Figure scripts
--------------------------------------------------
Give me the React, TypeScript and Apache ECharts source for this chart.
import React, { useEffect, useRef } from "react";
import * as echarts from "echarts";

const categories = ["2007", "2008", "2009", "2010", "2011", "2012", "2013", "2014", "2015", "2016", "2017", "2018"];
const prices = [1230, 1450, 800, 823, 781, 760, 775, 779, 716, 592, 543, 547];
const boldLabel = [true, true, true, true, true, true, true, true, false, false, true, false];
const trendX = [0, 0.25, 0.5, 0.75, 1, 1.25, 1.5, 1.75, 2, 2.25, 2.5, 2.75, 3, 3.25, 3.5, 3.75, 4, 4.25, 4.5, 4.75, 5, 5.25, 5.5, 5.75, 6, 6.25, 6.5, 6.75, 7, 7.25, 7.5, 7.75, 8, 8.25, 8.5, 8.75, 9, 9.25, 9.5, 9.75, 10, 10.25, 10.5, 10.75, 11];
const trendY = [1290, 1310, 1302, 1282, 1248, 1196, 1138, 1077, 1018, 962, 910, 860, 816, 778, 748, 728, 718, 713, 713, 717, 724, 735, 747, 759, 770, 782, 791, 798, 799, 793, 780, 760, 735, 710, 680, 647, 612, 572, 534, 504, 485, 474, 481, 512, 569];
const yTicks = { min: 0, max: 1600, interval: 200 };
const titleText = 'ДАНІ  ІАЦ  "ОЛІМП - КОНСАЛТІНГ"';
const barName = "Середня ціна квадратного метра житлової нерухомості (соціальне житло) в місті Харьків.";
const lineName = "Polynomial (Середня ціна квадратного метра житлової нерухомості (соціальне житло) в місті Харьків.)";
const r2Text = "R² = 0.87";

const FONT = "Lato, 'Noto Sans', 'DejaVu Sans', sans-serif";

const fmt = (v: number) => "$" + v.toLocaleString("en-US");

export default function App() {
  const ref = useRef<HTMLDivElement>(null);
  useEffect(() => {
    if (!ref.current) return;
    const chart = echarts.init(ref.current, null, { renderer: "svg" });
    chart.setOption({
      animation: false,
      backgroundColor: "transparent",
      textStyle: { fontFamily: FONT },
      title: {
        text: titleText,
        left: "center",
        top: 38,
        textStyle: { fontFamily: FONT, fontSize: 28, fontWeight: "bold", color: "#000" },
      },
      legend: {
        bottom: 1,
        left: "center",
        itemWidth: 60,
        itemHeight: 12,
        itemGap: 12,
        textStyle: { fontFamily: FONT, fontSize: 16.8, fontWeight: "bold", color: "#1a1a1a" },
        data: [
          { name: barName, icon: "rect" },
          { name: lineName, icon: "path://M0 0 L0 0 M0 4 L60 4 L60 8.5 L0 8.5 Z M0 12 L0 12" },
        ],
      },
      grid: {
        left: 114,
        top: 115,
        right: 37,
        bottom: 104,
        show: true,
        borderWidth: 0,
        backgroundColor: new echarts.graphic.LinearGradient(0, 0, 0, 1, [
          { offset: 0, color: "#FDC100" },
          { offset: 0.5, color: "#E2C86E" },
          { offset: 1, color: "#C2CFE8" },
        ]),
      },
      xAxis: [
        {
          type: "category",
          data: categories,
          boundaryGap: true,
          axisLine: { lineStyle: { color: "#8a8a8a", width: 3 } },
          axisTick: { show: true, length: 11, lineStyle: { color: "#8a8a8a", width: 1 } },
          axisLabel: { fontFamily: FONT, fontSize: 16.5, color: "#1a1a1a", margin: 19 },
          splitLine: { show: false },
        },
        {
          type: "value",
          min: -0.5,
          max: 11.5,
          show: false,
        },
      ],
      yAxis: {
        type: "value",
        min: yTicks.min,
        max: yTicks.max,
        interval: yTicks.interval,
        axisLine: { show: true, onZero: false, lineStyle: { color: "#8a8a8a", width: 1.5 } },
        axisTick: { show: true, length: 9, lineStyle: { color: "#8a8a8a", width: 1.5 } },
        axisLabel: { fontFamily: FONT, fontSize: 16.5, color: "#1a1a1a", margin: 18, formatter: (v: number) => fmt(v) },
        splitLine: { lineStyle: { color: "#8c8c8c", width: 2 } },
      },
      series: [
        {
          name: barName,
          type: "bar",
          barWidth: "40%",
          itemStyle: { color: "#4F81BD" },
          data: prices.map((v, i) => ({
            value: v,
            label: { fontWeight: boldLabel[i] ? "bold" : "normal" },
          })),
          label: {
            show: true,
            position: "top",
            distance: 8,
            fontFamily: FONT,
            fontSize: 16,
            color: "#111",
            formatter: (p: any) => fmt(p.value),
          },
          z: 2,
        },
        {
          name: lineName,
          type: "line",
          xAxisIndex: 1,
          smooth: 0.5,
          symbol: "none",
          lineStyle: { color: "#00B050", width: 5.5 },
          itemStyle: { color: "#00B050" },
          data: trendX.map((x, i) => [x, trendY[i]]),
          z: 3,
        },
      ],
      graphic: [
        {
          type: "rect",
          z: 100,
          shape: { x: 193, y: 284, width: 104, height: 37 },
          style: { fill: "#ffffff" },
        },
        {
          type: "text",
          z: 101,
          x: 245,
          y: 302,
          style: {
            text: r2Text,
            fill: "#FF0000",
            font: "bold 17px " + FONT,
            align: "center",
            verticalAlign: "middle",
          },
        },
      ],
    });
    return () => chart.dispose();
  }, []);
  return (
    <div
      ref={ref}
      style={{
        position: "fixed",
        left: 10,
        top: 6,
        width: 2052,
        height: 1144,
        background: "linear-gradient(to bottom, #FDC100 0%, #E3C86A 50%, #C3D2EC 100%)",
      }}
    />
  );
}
--------------------------------------------------
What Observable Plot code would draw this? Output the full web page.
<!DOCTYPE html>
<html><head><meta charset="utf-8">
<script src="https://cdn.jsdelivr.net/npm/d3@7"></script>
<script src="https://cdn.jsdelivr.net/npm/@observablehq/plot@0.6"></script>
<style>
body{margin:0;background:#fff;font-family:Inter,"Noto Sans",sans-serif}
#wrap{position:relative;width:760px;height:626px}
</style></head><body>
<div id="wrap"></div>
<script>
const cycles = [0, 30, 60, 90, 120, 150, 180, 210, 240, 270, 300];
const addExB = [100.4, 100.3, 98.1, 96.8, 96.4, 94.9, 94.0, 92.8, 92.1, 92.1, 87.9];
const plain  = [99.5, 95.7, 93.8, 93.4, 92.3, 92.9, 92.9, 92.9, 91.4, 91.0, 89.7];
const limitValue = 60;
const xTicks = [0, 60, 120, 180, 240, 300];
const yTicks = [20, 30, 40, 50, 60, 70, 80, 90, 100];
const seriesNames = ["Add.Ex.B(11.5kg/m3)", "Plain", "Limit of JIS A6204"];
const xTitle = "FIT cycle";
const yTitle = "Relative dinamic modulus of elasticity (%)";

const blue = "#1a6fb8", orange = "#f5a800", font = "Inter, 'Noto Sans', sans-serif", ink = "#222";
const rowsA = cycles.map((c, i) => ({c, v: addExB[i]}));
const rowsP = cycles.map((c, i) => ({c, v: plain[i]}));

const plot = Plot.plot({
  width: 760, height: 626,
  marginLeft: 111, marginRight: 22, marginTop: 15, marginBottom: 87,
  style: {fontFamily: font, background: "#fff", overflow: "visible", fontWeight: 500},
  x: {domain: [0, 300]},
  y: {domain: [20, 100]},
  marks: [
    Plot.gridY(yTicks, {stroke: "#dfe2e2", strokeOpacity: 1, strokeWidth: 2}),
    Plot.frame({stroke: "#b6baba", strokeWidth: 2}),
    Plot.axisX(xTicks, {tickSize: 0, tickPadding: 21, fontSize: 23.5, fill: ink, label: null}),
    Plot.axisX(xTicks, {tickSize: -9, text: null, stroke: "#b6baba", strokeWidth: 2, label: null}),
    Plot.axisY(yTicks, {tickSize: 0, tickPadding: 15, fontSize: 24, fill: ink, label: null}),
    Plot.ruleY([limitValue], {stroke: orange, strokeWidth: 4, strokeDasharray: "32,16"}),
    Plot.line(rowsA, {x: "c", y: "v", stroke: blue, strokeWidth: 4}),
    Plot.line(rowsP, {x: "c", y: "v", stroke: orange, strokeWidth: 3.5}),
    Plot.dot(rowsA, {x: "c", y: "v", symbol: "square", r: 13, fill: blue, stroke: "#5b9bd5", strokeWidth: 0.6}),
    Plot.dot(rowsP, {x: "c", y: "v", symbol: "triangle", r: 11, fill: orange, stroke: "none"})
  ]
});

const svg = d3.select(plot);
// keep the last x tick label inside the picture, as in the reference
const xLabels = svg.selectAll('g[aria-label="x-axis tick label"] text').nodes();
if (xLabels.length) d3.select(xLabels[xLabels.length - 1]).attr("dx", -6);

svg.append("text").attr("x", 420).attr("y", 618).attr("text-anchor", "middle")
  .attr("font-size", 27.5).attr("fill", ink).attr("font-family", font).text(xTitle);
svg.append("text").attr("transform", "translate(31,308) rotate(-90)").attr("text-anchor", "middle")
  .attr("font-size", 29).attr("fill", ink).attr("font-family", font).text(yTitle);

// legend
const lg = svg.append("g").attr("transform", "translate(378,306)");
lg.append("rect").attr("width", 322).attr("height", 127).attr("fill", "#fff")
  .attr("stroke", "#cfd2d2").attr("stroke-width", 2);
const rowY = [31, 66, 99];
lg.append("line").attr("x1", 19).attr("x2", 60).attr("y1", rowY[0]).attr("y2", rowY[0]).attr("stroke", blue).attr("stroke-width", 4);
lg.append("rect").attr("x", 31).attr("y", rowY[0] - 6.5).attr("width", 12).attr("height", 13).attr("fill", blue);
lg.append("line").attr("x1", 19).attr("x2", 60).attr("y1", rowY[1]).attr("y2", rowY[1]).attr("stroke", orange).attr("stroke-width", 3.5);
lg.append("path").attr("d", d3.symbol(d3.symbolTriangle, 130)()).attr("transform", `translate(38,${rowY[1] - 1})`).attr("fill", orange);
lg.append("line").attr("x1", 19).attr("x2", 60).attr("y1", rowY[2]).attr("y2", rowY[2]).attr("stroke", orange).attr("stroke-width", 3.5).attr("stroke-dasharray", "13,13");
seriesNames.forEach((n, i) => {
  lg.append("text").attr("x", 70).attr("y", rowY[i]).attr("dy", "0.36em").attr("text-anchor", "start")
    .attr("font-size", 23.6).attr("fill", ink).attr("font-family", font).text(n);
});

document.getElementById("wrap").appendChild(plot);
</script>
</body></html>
--------------------------------------------------
Problem | Within the material above, transcribe exactly the lines that run from the line holding "Give me the" through the line holding "import * as".

Full output |
Give me the React, TypeScript and Apache ECharts source for this chart.
import React, { useEffect, useRef } from "react";
import * as echarts from "echarts";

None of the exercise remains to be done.